Stored data
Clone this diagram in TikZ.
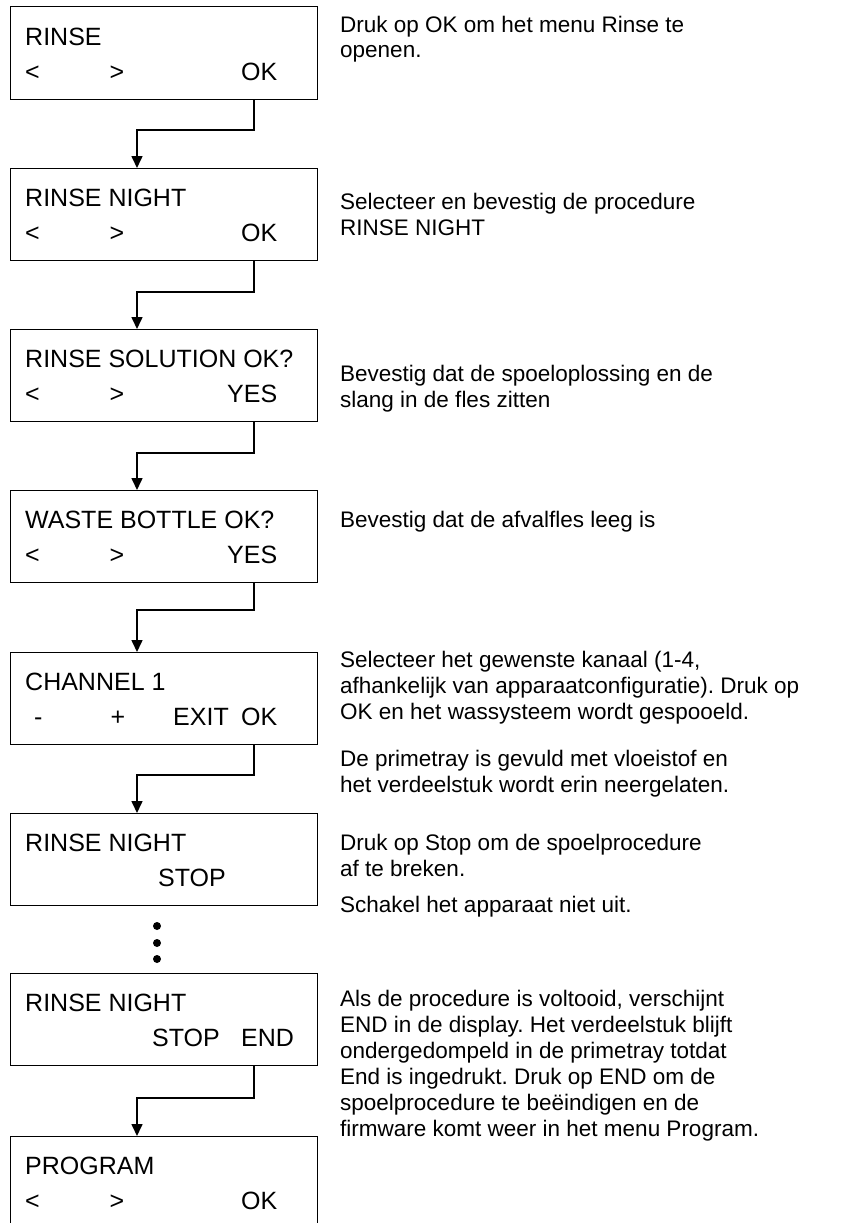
\documentclass[tikz,border=0pt]{standalone}
\usepackage{fontspec}
\setmainfont{Liberation Sans}
\usetikzlibrary{arrows.meta,calc}
\frenchspacing
\begin{document}
\begin{tikzpicture}[x=1pt,y=-1pt,
  lcd/.style={draw=black,line width=1pt,minimum width=307pt,minimum height=92pt,
    inner sep=0pt,outer sep=0pt,anchor=north west},
  key/.style={anchor=base west,inner sep=0pt,font=\fontsize{25}{29}\selectfont},
  note/.style={anchor=base west,inner sep=0pt,align=left,
    font=\fontsize{22.5}{25.9}\selectfont\frenchspacing},
  conn/.style={line width=1.6pt,-{Triangle[length=12pt,width=11pt]}},
  dot/.style={circle,fill=black,inner sep=0pt,minimum size=8pt}]
\useasboundingbox (0,0) rectangle (859,1223);

% display screens
\node[lcd] (b1) at (10,7) {};
\node[lcd] (b2) at (10,168) {};
\node[lcd] (b3) at (10,329) {};
\node[lcd] (b4) at (10,490) {};
\node[lcd] (b5) at (10,652) {};
\node[lcd] (b6) at (10,813) {};
\node[lcd] (b7) at (10,973) {};
\node[lcd] (b8) at (10,1136) {};

% screen texts
\node[key] (b1a) at ($(b1.north west)+(15,38.5)$) {RINSE};
\node[key] (b1b) at ($(b1.north west)+(15,73.5)$) {<};
\node[key] (b1c) at ($(b1.north west)+(99.5,73.5)$) {>};
\node[key] (b1d) at ($(b1.north west)+(231,73.5)$) {OK};

\node[key] (b2a) at ($(b2.north west)+(15,38.5)$) {RINSE NIGHT};
\node[key] (b2b) at ($(b2.north west)+(15,73.5)$) {<};
\node[key] (b2c) at ($(b2.north west)+(99.5,73.5)$) {>};
\node[key] (b2d) at ($(b2.north west)+(231,73.5)$) {OK};

\node[key] (b3a) at ($(b3.north west)+(15,38.5)$) {RINSE SOLUTION OK?};
\node[key] (b3b) at ($(b3.north west)+(15,73.5)$) {<};
\node[key] (b3c) at ($(b3.north west)+(99.5,73.5)$) {>};
\node[key] (b3d) at ($(b3.north west)+(217,73.5)$) {YES};

\node[key] (b4a) at ($(b4.north west)+(15,38.5)$) {WASTE BOTTLE OK?};
\node[key] (b4b) at ($(b4.north west)+(15,73.5)$) {<};
\node[key] (b4c) at ($(b4.north west)+(99.5,73.5)$) {>};
\node[key] (b4d) at ($(b4.north west)+(217,73.5)$) {YES};

\node[key] (b5a) at ($(b5.north west)+(15,38.5)$) {CHANNEL 1};
\node[key] (b5b) at ($(b5.north west)+(24,73.5)$) {-};
\node[key] (b5c) at ($(b5.north west)+(100.5,73.5)$) {+};
\node[key] (b5d) at ($(b5.north west)+(163,73.5)$) {EXIT};
\node[key] (b5e) at ($(b5.north west)+(231,73.5)$) {OK};

\node[key] (b6a) at ($(b6.north west)+(15,38.5)$) {RINSE NIGHT};
\node[key] (b6b) at ($(b6.north west)+(148,73.5)$) {STOP};

\node[key] (b7a) at ($(b7.north west)+(15,38.5)$) {RINSE NIGHT};
\node[key] (b7b) at ($(b7.north west)+(142,73.5)$) {STOP};
\node[key] (b7c) at ($(b7.north west)+(231,73.5)$) {END};

\node[key] (b8a) at ($(b8.north west)+(15,38.5)$) {PROGRAM};
\node[key] (b8b) at ($(b8.north west)+(15,73.5)$) {<};
\node[key] (b8c) at ($(b8.north west)+(99.5,73.5)$) {>};
\node[key] (b8d) at ($(b8.north west)+(231,73.5)$) {OK};

% flow between screens
\draw[conn] ([xshift=244pt]b1.south west) -- ++(0,31) -| ([xshift=127pt]b2.north west);
\draw[conn] ([xshift=244pt]b2.south west) -- ++(0,32) -| ([xshift=127pt]b3.north west);
\draw[conn] ([xshift=244pt]b3.south west) -- ++(0,32) -| ([xshift=127pt]b4.north west);
\draw[conn] ([xshift=244pt]b4.south west) -- ++(0,28) -| ([xshift=127pt]b5.north west);
\draw[conn] ([xshift=244pt]b5.south west) -- ++(0,31) -| ([xshift=127pt]b6.north west);
\draw[conn] ([xshift=244pt]b7.south west) -- ++(0,33) -| ([xshift=127pt]b8.north west);

% continuation dots
\node[dot] (d1) at (157,926) {};
\node[dot] (d2) at (157,943) {};
\node[dot] (d3) at (157,959) {};

% explanations (anchored at the baseline of their last line)
\node[note] (t1) at (340,58) {Druk op OK om het menu Rinse te\\openen.};
\node[note] (t2) at (340,235) {Selecteer en bevestig de procedure\\RINSE NIGHT};
\node[note] (t3) at (340,407) {Bevestig dat de spoeloplossing en de\\slang in de fles zitten};
\node[note] (t4) at (340,527) {Bevestig dat de afvalfles leeg is};
\node[note] (t5) at (340,719) {Selecteer het gewenste kanaal (1-4,\\afhankelijk van apparaatconfiguratie). Druk op\\OK en het wassysteem wordt gespooeld.};
\node[note] (t6) at (340,792) {De primetray is gevuld met vloeistof en\\het verdeelstuk wordt erin neergelaten.};
\node[note] (t7) at (340,876) {Druk op Stop om de spoelprocedure\\af te breken.};
\node[note] (t8) at (340,912) {Schakel het apparaat niet uit.};
\node[note] (t9) at (340,1136) {Als de procedure is voltooid, verschijnt\\END in de display. Het verdeelstuk blijft\\ondergedompeld in de primetray totdat\\End is ingedrukt. Druk op END om de\\spoelprocedure te beëindigen en de\\firmware komt weer in het menu Program.};
\end{tikzpicture}
\end{document}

Your instructions
Every line is to be duplicated exactly, though pictures stay out.

Answer to the task
Clone this diagram in TikZ.
\documentclass[tikz,border=0pt]{standalone}
\usepackage{fontspec}
\setmainfont{Liberation Sans}
\usetikzlibrary{arrows.meta,calc}
\frenchspacing
\begin{document}
\begin{tikzpicture}[x=1pt,y=-1pt,
  lcd/.style={draw=black,line width=1pt,minimum width=307pt,minimum height=92pt,
    inner sep=0pt,outer sep=0pt,anchor=north west},
  key/.style={anchor=base west,inner sep=0pt,font=\fontsize{25}{29}\selectfont},
  note/.style={anchor=base west,inner sep=0pt,align=left,
    font=\fontsize{22.5}{25.9}\selectfont\frenchspacing},
  conn/.style={line width=1.6pt,-{Triangle[length=12pt,width=11pt]}},
  dot/.style={circle,fill=black,inner sep=0pt,minimum size=8pt}]
\useasboundingbox (0,0) rectangle (859,1223);

% display screens
\node[lcd] (b1) at (10,7) {};
\node[lcd] (b2) at (10,168) {};
\node[lcd] (b3) at (10,329) {};
\node[lcd] (b4) at (10,490) {};
\node[lcd] (b5) at (10,652) {};
\node[lcd] (b6) at (10,813) {};
\node[lcd] (b7) at (10,973) {};
\node[lcd] (b8) at (10,1136) {};

% screen texts
\node[key] (b1a) at ($(b1.north west)+(15,38.5)$) {RINSE};
\node[key] (b1b) at ($(b1.north west)+(15,73.5)$) {<};
\node[key] (b1c) at ($(b1.north west)+(99.5,73.5)$) {>};
\node[key] (b1d) at ($(b1.north west)+(231,73.5)$) {OK};

\node[key] (b2a) at ($(b2.north west)+(15,38.5)$) {RINSE NIGHT};
\node[key] (b2b) at ($(b2.north west)+(15,73.5)$) {<};
\node[key] (b2c) at ($(b2.north west)+(99.5,73.5)$) {>};
\node[key] (b2d) at ($(b2.north west)+(231,73.5)$) {OK};

\node[key] (b3a) at ($(b3.north west)+(15,38.5)$) {RINSE SOLUTION OK?};
\node[key] (b3b) at ($(b3.north west)+(15,73.5)$) {<};
\node[key] (b3c) at ($(b3.north west)+(99.5,73.5)$) {>};
\node[key] (b3d) at ($(b3.north west)+(217,73.5)$) {YES};

\node[key] (b4a) at ($(b4.north west)+(15,38.5)$) {WASTE BOTTLE OK?};
\node[key] (b4b) at ($(b4.north west)+(15,73.5)$) {<};
\node[key] (b4c) at ($(b4.north west)+(99.5,73.5)$) {>};
\node[key] (b4d) at ($(b4.north west)+(217,73.5)$) {YES};

\node[key] (b5a) at ($(b5.north west)+(15,38.5)$) {CHANNEL 1};
\node[key] (b5b) at ($(b5.north west)+(24,73.5)$) {-};
\node[key] (b5c) at ($(b5.north west)+(100.5,73.5)$) {+};
\node[key] (b5d) at ($(b5.north west)+(163,73.5)$) {EXIT};
\node[key] (b5e) at ($(b5.north west)+(231,73.5)$) {OK};

\node[key] (b6a) at ($(b6.north west)+(15,38.5)$) {RINSE NIGHT};
\node[key] (b6b) at ($(b6.north west)+(148,73.5)$) {STOP};

\node[key] (b7a) at ($(b7.north west)+(15,38.5)$) {RINSE NIGHT};
\node[key] (b7b) at ($(b7.north west)+(142,73.5)$) {STOP};
\node[key] (b7c) at ($(b7.north west)+(231,73.5)$) {END};

\node[key] (b8a) at ($(b8.north west)+(15,38.5)$) {PROGRAM};
\node[key] (b8b) at ($(b8.north west)+(15,73.5)$) {<};
\node[key] (b8c) at ($(b8.north west)+(99.5,73.5)$) {>};
\node[key] (b8d) at ($(b8.north west)+(231,73.5)$) {OK};

% flow between screens
\draw[conn] ([xshift=244pt]b1.south west) -- ++(0,31) -| ([xshift=127pt]b2.north west);
\draw[conn] ([xshift=244pt]b2.south west) -- ++(0,32) -| ([xshift=127pt]b3.north west);
\draw[conn] ([xshift=244pt]b3.south west) -- ++(0,32) -| ([xshift=127pt]b4.north west);
\draw[conn] ([xshift=244pt]b4.south west) -- ++(0,28) -| ([xshift=127pt]b5.north west);
\draw[conn] ([xshift=244pt]b5.south west) -- ++(0,31) -| ([xshift=127pt]b6.north west);
\draw[conn] ([xshift=244pt]b7.south west) -- ++(0,33) -| ([xshift=127pt]b8.north west);

% continuation dots
\node[dot] (d1) at (157,926) {};
\node[dot] (d2) at (157,943) {};
\node[dot] (d3) at (157,959) {};

% explanations (anchored at the baseline of their last line)
\node[note] (t1) at (340,58) {Druk op OK om het menu Rinse te\\openen.};
\node[note] (t2) at (340,235) {Selecteer en bevestig de procedure\\RINSE NIGHT};
\node[note] (t3) at (340,407) {Bevestig dat de spoeloplossing en de\\slang in de fles zitten};
\node[note] (t4) at (340,527) {Bevestig dat de afvalfles leeg is};
\node[note] (t5) at (340,719) {Selecteer het gewenste kanaal (1-4,\\afhankelijk van apparaatconfiguratie). Druk op\\OK en het wassysteem wordt gespooeld.};
\node[note] (t6) at (340,792) {De primetray is gevuld met vloeistof en\\het verdeelstuk wordt erin neergelaten.};
\node[note] (t7) at (340,876) {Druk op Stop om de spoelprocedure\\af te breken.};
\node[note] (t8) at (340,912) {Schakel het apparaat niet uit.};
\node[note] (t9) at (340,1136) {Als de procedure is voltooid, verschijnt\\END in de display. Het verdeelstuk blijft\\ondergedompeld in de primetray totdat\\End is ingedrukt. Druk op END om de\\spoelprocedure te beëindigen en de\\firmware komt weer in het menu Program.};
\end{tikzpicture}
\end{document}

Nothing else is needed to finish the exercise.